Globalization requires greater competition at the national and
international levels. In this sense, free and open economies can
form the basis of free and open societies. Placing the individual
at the heart of government policy promotes development of a
society of free individuals.
Imbalances of power are most often perpetuated by government
actions that provide protections and privileges for some elite.
Political freedoms ultimately depend upon extensive economic
freedom of individuals within a competitive and open economy.
Indeed, most of the worst abuses of governments in this
century occurred when individual rights and freedoms were
sacrificed in the name of collective goals. Political leaders
often repudiated individual rights in order to assign collective
rights that excluded certain other groups.
For example, apartheid excluded blacks from political and
economic participation by giving special rights to the white
community in South Africa. German National Socialism led to the
elimination of Jews by claiming that Germans would be better off
if their communities were purified of "inferior" groups. The
Khmer Rogue murdered intellectuals and other communists purged
the bourgeoisie who might interfere with their attempts to
construct new communities.
These extreme abuses, along with the outrages arising from
attempts to consolidate claims for a greater Serbia, could not
have occurred if the rights of all individuals were protected.
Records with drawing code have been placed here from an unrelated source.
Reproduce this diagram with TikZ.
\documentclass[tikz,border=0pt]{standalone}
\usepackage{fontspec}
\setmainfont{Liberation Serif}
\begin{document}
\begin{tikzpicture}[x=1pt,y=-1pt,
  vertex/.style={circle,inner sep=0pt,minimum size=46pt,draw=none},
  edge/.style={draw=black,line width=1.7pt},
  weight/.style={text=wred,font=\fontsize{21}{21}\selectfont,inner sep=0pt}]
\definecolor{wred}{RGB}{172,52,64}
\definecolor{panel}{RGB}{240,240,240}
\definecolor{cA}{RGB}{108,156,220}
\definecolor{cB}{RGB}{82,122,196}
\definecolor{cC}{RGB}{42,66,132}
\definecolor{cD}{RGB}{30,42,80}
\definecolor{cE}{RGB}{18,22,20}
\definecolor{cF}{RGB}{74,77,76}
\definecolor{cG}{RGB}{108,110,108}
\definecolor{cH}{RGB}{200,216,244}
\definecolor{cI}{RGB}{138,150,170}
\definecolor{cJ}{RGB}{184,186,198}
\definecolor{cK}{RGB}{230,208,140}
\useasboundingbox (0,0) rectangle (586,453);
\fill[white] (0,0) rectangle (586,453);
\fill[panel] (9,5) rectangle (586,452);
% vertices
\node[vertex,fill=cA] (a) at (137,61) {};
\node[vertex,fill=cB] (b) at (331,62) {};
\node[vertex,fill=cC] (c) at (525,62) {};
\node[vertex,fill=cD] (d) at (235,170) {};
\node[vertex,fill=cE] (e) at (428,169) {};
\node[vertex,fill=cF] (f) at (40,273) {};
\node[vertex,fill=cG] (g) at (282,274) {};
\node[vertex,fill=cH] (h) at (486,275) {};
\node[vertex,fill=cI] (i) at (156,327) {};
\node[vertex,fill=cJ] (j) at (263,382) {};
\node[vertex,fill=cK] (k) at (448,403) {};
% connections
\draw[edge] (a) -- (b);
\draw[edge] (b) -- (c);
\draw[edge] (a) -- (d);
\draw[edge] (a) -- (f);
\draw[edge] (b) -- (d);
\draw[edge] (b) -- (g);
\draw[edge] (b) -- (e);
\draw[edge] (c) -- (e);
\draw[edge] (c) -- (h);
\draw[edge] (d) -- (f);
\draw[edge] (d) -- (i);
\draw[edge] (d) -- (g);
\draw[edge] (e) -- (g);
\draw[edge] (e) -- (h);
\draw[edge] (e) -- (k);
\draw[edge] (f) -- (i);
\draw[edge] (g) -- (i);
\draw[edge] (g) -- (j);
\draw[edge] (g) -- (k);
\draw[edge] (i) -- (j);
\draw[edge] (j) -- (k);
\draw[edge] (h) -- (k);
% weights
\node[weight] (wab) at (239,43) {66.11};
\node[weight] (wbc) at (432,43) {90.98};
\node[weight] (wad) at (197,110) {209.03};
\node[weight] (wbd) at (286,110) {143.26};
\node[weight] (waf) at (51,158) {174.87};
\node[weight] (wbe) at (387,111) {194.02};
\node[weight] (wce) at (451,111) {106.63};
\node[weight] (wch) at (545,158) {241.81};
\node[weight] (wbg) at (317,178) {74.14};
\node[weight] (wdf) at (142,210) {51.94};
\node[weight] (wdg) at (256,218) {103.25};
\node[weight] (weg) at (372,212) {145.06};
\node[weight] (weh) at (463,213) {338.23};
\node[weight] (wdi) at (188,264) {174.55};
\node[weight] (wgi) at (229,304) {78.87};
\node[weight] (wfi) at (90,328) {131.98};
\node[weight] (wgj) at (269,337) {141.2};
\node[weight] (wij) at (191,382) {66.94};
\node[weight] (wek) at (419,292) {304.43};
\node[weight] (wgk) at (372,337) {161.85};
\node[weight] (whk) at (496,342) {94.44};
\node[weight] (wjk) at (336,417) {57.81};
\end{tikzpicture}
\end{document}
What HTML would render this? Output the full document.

Indonesia's rich mixture of religions, ethnic and language
groups suggests that placement of individual rights ought to be
the centerpiece of its democratic future. Movements toward
democracy go beyond halting KKN abuses.
Yet such excesses will disappear when rich and poor, weak and
powerful are treated as individuals with the same rights and
freedoms before the law.
The writer is an independent corporate consultant and adjunct
scholar of the Center for Independent Studies in Sydney, who
authored The Rise and Decline of the Asian Century.